Mitigation Strategy: Stay Informed about Leptos Security Advisories and Updates

  • Description:

    • Step 1: Regularly monitor the official Leptos project channels (e.g., GitHub repository, blog, community forums, mailing lists) for security advisories, announcements, and updates.

    • Step 2: Subscribe to Leptos release notes and security-related communication channels to receive timely notifications about security vulnerabilities and recommended patches.

    • Step 3: When security advisories are released for Leptos or its dependencies, promptly assess the impact on your application and prioritize applying necessary updates or mitigations.

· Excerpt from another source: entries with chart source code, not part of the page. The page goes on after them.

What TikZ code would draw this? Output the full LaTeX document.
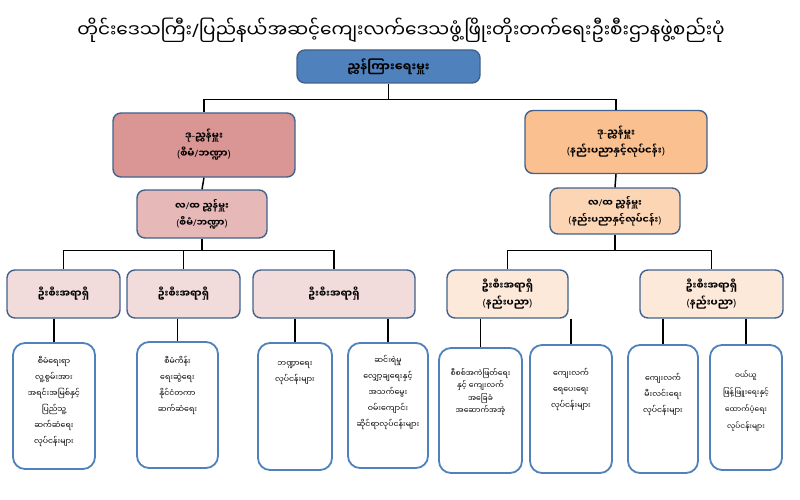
\documentclass[tikz,border=0pt]{standalone}
\usepackage{fontspec}
\newfontfamily\mmfont[Script=Myanmar]{Noto Sans Myanmar UI}
\newfontfamily\latinsans{Noto Sans}
\newcommand{\signo}[1]{{\latinsans #1}}
\usetikzlibrary{positioning}

\definecolor{azul}{HTML}{4F81BD}
\definecolor{borde}{HTML}{41628C}
\definecolor{rosaA}{HTML}{D99694}
\definecolor{rosaB}{HTML}{E6B9B8}
\definecolor{rosaC}{HTML}{F2DCDB}
\definecolor{naranjaA}{HTML}{FAC090}
\definecolor{naranjaB}{HTML}{FCD5B5}
\definecolor{naranjaC}{HTML}{FDE9D9}

\begin{document}
\begin{tikzpicture}[x=1pt, y=-1pt, font=\mmfont,
    cargo/.style={draw=borde, line width=1.4pt, rounded corners=8pt, align=center, inner sep=0pt},
    hoja/.style={draw=azul, line width=1.8pt, rounded corners=12pt, fill=white, inner sep=0pt},
    textohoja/.style={anchor=north, align=center, inner sep=0pt, font=\mmfont\fontsize{7.8}{16}\selectfont},
    linea/.style={line width=1.5pt}]
            \useasboundingbox (0,0) rectangle (800,500);

            % Titulo
            \node[font=\mmfont\fontsize{18.5}{20}\selectfont] (titulo) at (401,30) {တိုင်းဒေသကြီး\signo{/}ပြည်နယ်အဆင့်ကျေးလက်ဒေသဖွံ့ဖြိုးတိုးတက်ရေးဦးစီးဌာနဖွဲ့စည်းပုံ};

            % Niveles superiores
            \node[cargo, fill=azul, minimum width=183, minimum height=33, font=\mmfont\bfseries\fontsize{12}{14}\selectfont] (jefe) at (388.5,66.5) {ညွှန်ကြားရေးမှူး};
            \node[cargo, fill=rosaA, minimum width=182, minimum height=64, font=\mmfont\bfseries\fontsize{10}{18}\selectfont] (subA) at (204,145) {ဒု\signo{-}ညွှန်မှူး\\\signo{(}စီမံ\signo{/}ဘဏ္ဍာ\signo{)}};
            \node[cargo, fill=naranjaA, minimum width=182, minimum height=63, font=\mmfont\bfseries\fontsize{10}{18}\selectfont] (subB) at (616,142) {ဒု\signo{-}ညွှန်မှူး\\\signo{(}နည်းပညာနှင့်လုပ်ငန်း\signo{)}};
            \node[cargo, fill=rosaB, minimum width=130, minimum height=48, font=\mmfont\bfseries\fontsize{9.5}{17}\selectfont] (lfA) at (202,214) {လ\signo{/}ထ ညွှန်မှူး\\\signo{(}စီမံ\signo{/}ဘဏ္ဍာ\signo{)}};
            \node[cargo, fill=naranjaB, minimum width=130, minimum height=46, font=\mmfont\bfseries\fontsize{9.5}{17}\selectfont] (lfB) at (615,211) {လ\signo{/}ထ ညွှန်မှူး\\\signo{(}နည်းပညာနှင့်လုပ်ငန်း\signo{)}};

            % Oficiales
            \node[cargo, fill=rosaC, minimum width=113, minimum height=48, font=\mmfont\bfseries\fontsize{10}{17}\selectfont] (ofA) at (63.5,294) {ဦးစီးအရာရှိ};
            \node[cargo, fill=rosaC, minimum width=113, minimum height=48, font=\mmfont\bfseries\fontsize{10}{17}\selectfont] (ofB) at (183.5,294) {ဦးစီးအရာရှိ};
            \node[cargo, fill=rosaC, minimum width=162, minimum height=48, font=\mmfont\bfseries\fontsize{10}{17}\selectfont] (ofC) at (334,294) {ဦးစီးအရာရှိ};
            \node[cargo, fill=naranjaC, minimum width=121, minimum height=48, font=\mmfont\bfseries\fontsize{10}{17}\selectfont] (ofD) at (507.5,294) {ဦးစီးအရာရှိ\\\signo{(}နည်းပညာ\signo{)}};
            \node[cargo, fill=naranjaC, minimum width=143, minimum height=48, font=\mmfont\bfseries\fontsize{10}{17}\selectfont] (ofE) at (711.5,294) {ဦးစီးအရာရှိ\\\signo{(}နည်းပညာ\signo{)}};

            % Secciones
            \node[hoja, minimum width=82, minimum height=126] (hA) at (54,406) {};
            \node[hoja, minimum width=81, minimum height=126] (hB) at (177.5,405) {};
            \node[hoja, minimum width=74, minimum height=127] (hC) at (295,406.5) {};
            \node[hoja, minimum width=80, minimum height=125] (hD) at (388,405.5) {};
            \node[hoja, minimum width=83, minimum height=125] (hE) at (480.5,410.5) {};
            \node[hoja, minimum width=82, minimum height=128] (hF) at (571,409) {};
            \node[hoja, minimum width=70, minimum height=128] (hG) at (663,409) {};
            \node[hoja, minimum width=72, minimum height=125] (hH) at (746,407.5) {};

            \node[textohoja, below=14pt of hA.north] (tA) {စီမံရေးရာ\\လူ့စွမ်းအား\\အရင်းအမြစ်နှင့်\\ပြည်သူ့\\ဆက်ဆံရေး\\လုပ်ငန်းများ};
            \node[textohoja, below=15pt of hB.north] (tB) {စီမံကိန်း\\ရေးဆွဲရေး\\နိုင်ငံတကာ\\ဆက်ဆံရေး};
            \node[textohoja, below=19pt of hC.north] (tC) {ဘဏ္ဍာရေး\\လုပ်ငန်းများ};
            \node[textohoja, below=13pt of hD.north] (tD) {ဆင်းရဲမှု\\လျှော့ချရေးနှင့်\\အသက်မွေး\\ဝမ်းကျောင်း\\ဆိုင်ရာလုပ်ငန်းများ};
            \node[textohoja, below=21pt of hE.north, font=\mmfont\fontsize{7.6}{12.5}\selectfont] (tE) {စီစစ်အကဲဖြတ်ရေး\\နှင့် ကျေးလက်\\အခြေခံ\\အဆောက်အအုံ};
            \node[textohoja, below=24pt of hF.north] (tF) {ကျေးလက်\\ရေပေးရေး\\လုပ်ငန်းများ};
            \node[textohoja, below=29pt of hG.north] (tG) {ကျေးလက်\\မီးလင်းရေး\\လုပ်ငန်းများ};
            \node[textohoja, below=26pt of hH.north, font=\mmfont\fontsize{7.4}{17}\selectfont] (tH) {ဝယ်ယူ\\ဖြန့်ဖြူးရေးနှင့်\\ထောက်ပံ့ရေး\\လုပ်ငန်းများ};

            % Conexiones
            \draw[linea] (jefe.south) -- ++(0,16) coordinate (barra1);
            \draw[linea] (subA.north) |- (barra1) -| (subB.north);
            \draw[linea] (subA.south) -- (lfA.north);
            \draw[linea] (subB.south) -- (lfB.north);
            \draw[linea] (lfA.south) -- ++(0,12) coordinate (barra2);
            \draw[linea] (ofA.north) |- (barra2) -| (ofC.north);
            \draw[linea] (ofB.north) -- (ofB.north |- barra2);
            \draw[linea] (lfB.south) -- ++(0,16) coordinate (barra3);
            \draw[linea] (ofD.north) |- (barra3) -| (ofE.north);
            \draw[linea] (hA.north |- ofA.south) -- (hA.north);
            \draw[linea] (hB.north |- ofB.south) -- (hB.north);
            \draw[linea] (hC.north |- ofC.south) -- (hC.north);
            \draw[linea] (hD.north |- ofC.south) -- (hD.north);
            \draw[linea] (hE.north |- ofD.south) -- (hE.north);
            \draw[linea] (hF.north |- ofD.south) -- (hF.north);
            \draw[linea] (hG.north |- ofE.south) -- (hG.north);
            \draw[linea] (hH.north |- ofE.south) -- (hH.north);
        \end{tikzpicture}
\end{document}
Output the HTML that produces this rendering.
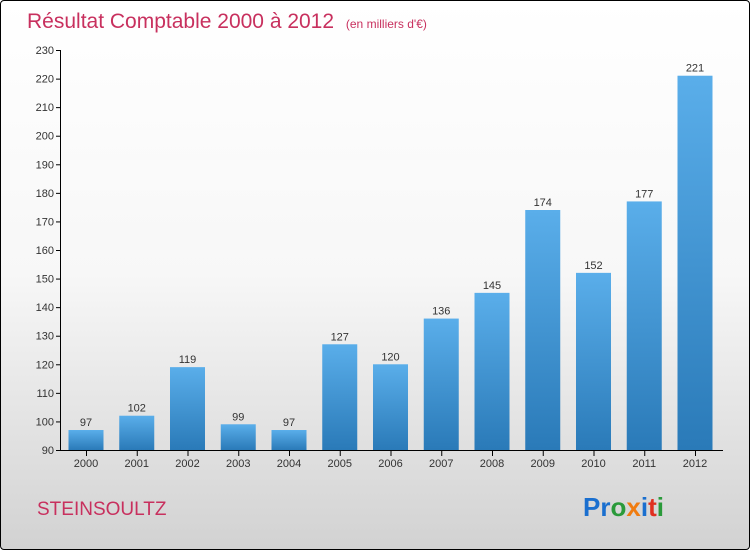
<!DOCTYPE html>
<html><head><meta charset="utf-8"><style>
body{margin:0}
#c{position:relative;width:748px;height:548px;border:1px solid #000;border-radius:4px;overflow:hidden;background:linear-gradient(#fff 0%,#f7f7f7 50%,#d2d2d2 100%);font-family:"Liberation Sans",sans-serif}
</style></head><body>
<div id="c">
<svg width="748" height="548" xmlns="http://www.w3.org/2000/svg">
<defs><linearGradient id="g" x1="0" y1="0" x2="0" y2="1"><stop offset="0" stop-color="#5aaeea"/><stop offset="1" stop-color="#2a7ab8"/></linearGradient></defs>
<text x="26" y="27" font-size="21" fill="#c8305e">Résultat Comptable 2000 à 2012 <tspan font-size="12" dx="6">(en milliers d'€)</tspan></text>
<g id="axes"></g><g id="bars"></g>
<text x="36" y="514" font-size="19" fill="#c8305e">STEINSOULTZ</text>
<text x="582" y="515" font-size="26" font-weight="bold"><tspan fill="#1a6fcf">Pr</tspan><tspan fill="#2a9a3a">o</tspan><tspan fill="#f07c10">x</tspan><tspan fill="#1a6fcf">i</tspan><tspan fill="#e03020">t</tspan><tspan fill="#2a9a3a">i</tspan></text>
</svg></div>
<script>
const years=["2000","2001","2002","2003","2004","2005","2006","2007","2008","2009","2010","2011","2012"];
const values=[97,102,119,99,97,127,120,136,145,174,152,177,221];
const ticks=[90,100,110,120,130,140,150,160,170,180,190,200,210,220,230];
const NS="http://www.w3.org/2000/svg";
const y=v=>449-(v-90)*400/140;
const x=i=>85+i*50.75;
const ax=document.getElementById('axes'),bg=document.getElementById('bars');
function mk(t,a,p){const e=document.createElementNS(NS,t);for(const k in a)e.setAttribute(k,a[k]);p.appendChild(e);return e;}
let l=mk('line',{x1:59.5,x2:59.5,y1:49,y2:449,stroke:'#000'},ax);


l=mk('line',{x1:59,x2:722,y1:449.5,y2:449.5,stroke:'#000'},ax);


ticks.forEach(t=>{
 mk('line',{x1:55,x2:60,y1:y(t)+.5,y2:y(t)+.5,stroke:'#000'},ax);
 const e=mk('text',{x:53,y:y(t)+4,'font-size':11,'text-anchor':'end',fill:'#333'},ax);e.textContent=t;
 
 
});
years.forEach((yr,i)=>{
 const r=mk('rect',{x:x(i)-17.5,y:y(values[i]),width:35,height:449-y(values[i]),fill:'url(#g)'},bg);
 
 
 mk('line',{x1:x(i)+.5,x2:x(i)+.5,y1:450,y2:455,stroke:'#000'},ax);
 const t=mk('text',{x:x(i),y:466,'font-size':11,'text-anchor':'middle',fill:'#333'},ax);t.textContent=yr;
 
 
 const v=mk('text',{x:x(i),y:y(values[i])-4,'font-size':11,'text-anchor':'middle',fill:'#333'},bg);v.textContent=values[i];
 
 
});
</script>
</body></html>
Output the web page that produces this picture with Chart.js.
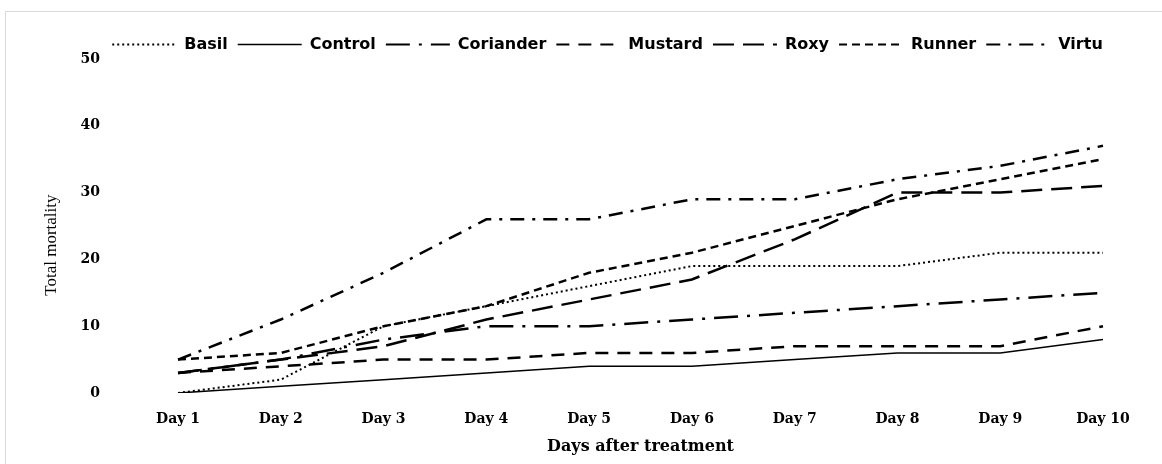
<!DOCTYPE html>
<html><head><meta charset="utf-8">
<script src="https://cdn.jsdelivr.net/npm/chart.js@4"></script>
<style>
html,body{margin:0;padding:0;background:#fff;width:1162px;height:464px;overflow:hidden}
#frame{position:absolute;left:5px;top:11px;width:1170px;height:470px;border:1px solid #d9d9d9;box-sizing:border-box}
#wrap{position:absolute;left:0;top:0;width:1162px;height:464px}
</style></head><body>
<div id="frame"></div>
<div id="wrap"><canvas id="c" width="1162" height="464"></canvas></div>
<script>
const categories = ['Day 1','Day 2','Day 3','Day 4','Day 5','Day 6','Day 7','Day 8','Day 9','Day 10'];
const seriesNames = ['Basil','Control','Coriander','Mustard','Roxy','Runner','Virtu'];
const basil     = [0, 2, 10, 13, 16, 19, 19, 19, 21, 21];
const control   = [0, 1, 2, 3, 4, 4, 5, 6, 6, 8];
const coriander = [3, 5, 8, 10, 10, 11, 12, 13, 14, 15];
const mustard   = [3, 4, 5, 5, 6, 6, 7, 7, 7, 10];
const roxy      = [3, 5, 7, 11, 14, 17, 23, 30, 30, 31];
const runner    = [5, 6, 10, 13, 18, 21, 25, 29, 32, 35];
const virtu     = [5, 11, 18, 26, 26, 29, 29, 32, 34, 37];
const yTicks = [0, 10, 20, 30, 40, 50];

const styles = [
  {w:2,   dash:[2,3]},
  {w:1.5, dash:[]},
  {w:2.5, dash:[24,9,3,9]},
  {w:2.5, dash:[13,9]},
  {w:2.5, dash:[21,9]},
  {w:2.5, dash:[8,5]},
  {w:2.5, dash:[14,8,3,8]}
];
const values = [basil, control, coriander, mustard, roxy, runner, virtu];

const datasets = seriesNames.map((n,i)=>({
  label:n, data:values[i], borderColor:'#000', backgroundColor:'#000',
  borderWidth:styles[i].w, borderDash:styles[i].dash, borderCapStyle:'butt',
  pointRadius:0, pointHoverRadius:0, fill:false, tension:0
}));

const legendShift = { id:'legendShift', afterLayout(chart){
  const l = chart.legend; if(l){ const h = l.bottom - l.top; l.left = 65; l.right = 1150; l.top += 3.5; l.bottom = l.top + h; } } };

Chart.defaults.color = '#000';
new Chart(document.getElementById('c'), {
  type:'line',
  data:{labels:categories, datasets},
  plugins:[legendShift],
  options:{
    responsive:false, animation:false, devicePixelRatio:1,
    layout:{padding:{left:0, right:59, top:23, bottom:0}},
    plugins:{
      tooltip:{enabled:false},
      legend:{
        position:'top', align:'center',
        labels:{
          usePointStyle:true, pointStyle:'line', pointStyleWidth:64, boxHeight:16,
          padding:10, color:'#000',
          font:{family:'DejaVu Sans', weight:'bold', size:16},
          generateLabels(ch){
            return ch.data.datasets.map((d,i)=>({
              text:d.label, fillStyle:'#000', strokeStyle:'#000', fontColor:'#000',
              lineWidth:Math.min(d.borderWidth,2), lineDash:d.borderDash, lineCap:'butt',
              pointStyle:'line', hidden:false, datasetIndex:i
            }));
          }
        }
      }
    },
    scales:{
      x:{
        offset:false,
        grid:{display:false}, border:{display:false},
        ticks:{padding:10, font:{family:'DejaVu Serif', weight:'bold', size:14}, color:'#000', maxRotation:0},
        title:{display:true, text:'Days after treatment', color:'#000', padding:{top:0,bottom:8},
          font:{family:'DejaVu Serif', weight:'bold', size:16}},
        afterFit(s){ s.height = 71; }
      },
      y:{
        min:0, max:50,
        afterBuildTicks(s){ s.ticks = yTicks.map(v=>({value:v})); },
        grid:{display:false}, border:{display:false},
        ticks:{padding:70, font:{family:'DejaVu Serif', weight:'bold', size:14}, color:'#000'},
        title:{display:true, text:'Total mortality         ', color:'#000', padding:{top:41,bottom:0},
          font:{family:'Liberation Serif', size:17}},
        afterFit(s){ s.width = 178; s.paddingTop = 0; s.paddingBottom = 0; }
      }
    }
  }
});
</script>
</body></html>
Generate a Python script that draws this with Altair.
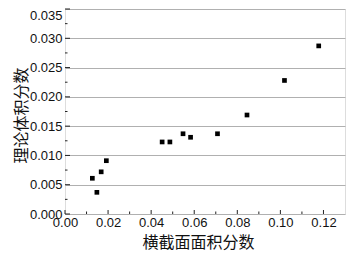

    • Step 4: Keep your Leptos framework and related dependencies updated to the latest stable versions to benefit from security patches and improvements.

    • Step 5: Participate in the Leptos community to stay informed about security best practices and emerging threats related to Leptos applications.

    • Threats Mitigated:

      • Exploitation of Known Vulnerabilities in Leptos Framework - Severity: High
      • Exploitation of Known Vulnerabilities in Leptos Dependencies - Severity: High
      • Zero-Day Exploits (by staying informed and applying updates promptly) - Severity: High

    • Impact:

      • Exploitation of Known Vulnerabilities: Significantly Reduces
      • Zero-Day Exploits: Partially Reduces (by enabling faster response)

    • Currently Implemented:

      • Developers might occasionally check for Leptos updates, but without a formal process for monitoring security advisories.
      • No systematic approach to staying informed about Leptos security issues.

    • Missing Implementation:

      • Formal process for monitoring Leptos security advisories and updates.
      • Subscription to Leptos security communication channels.
      • Proactive approach to applying security patches and updates to the Leptos framework and dependencies.
      • Integration of security advisory monitoring into development workflows.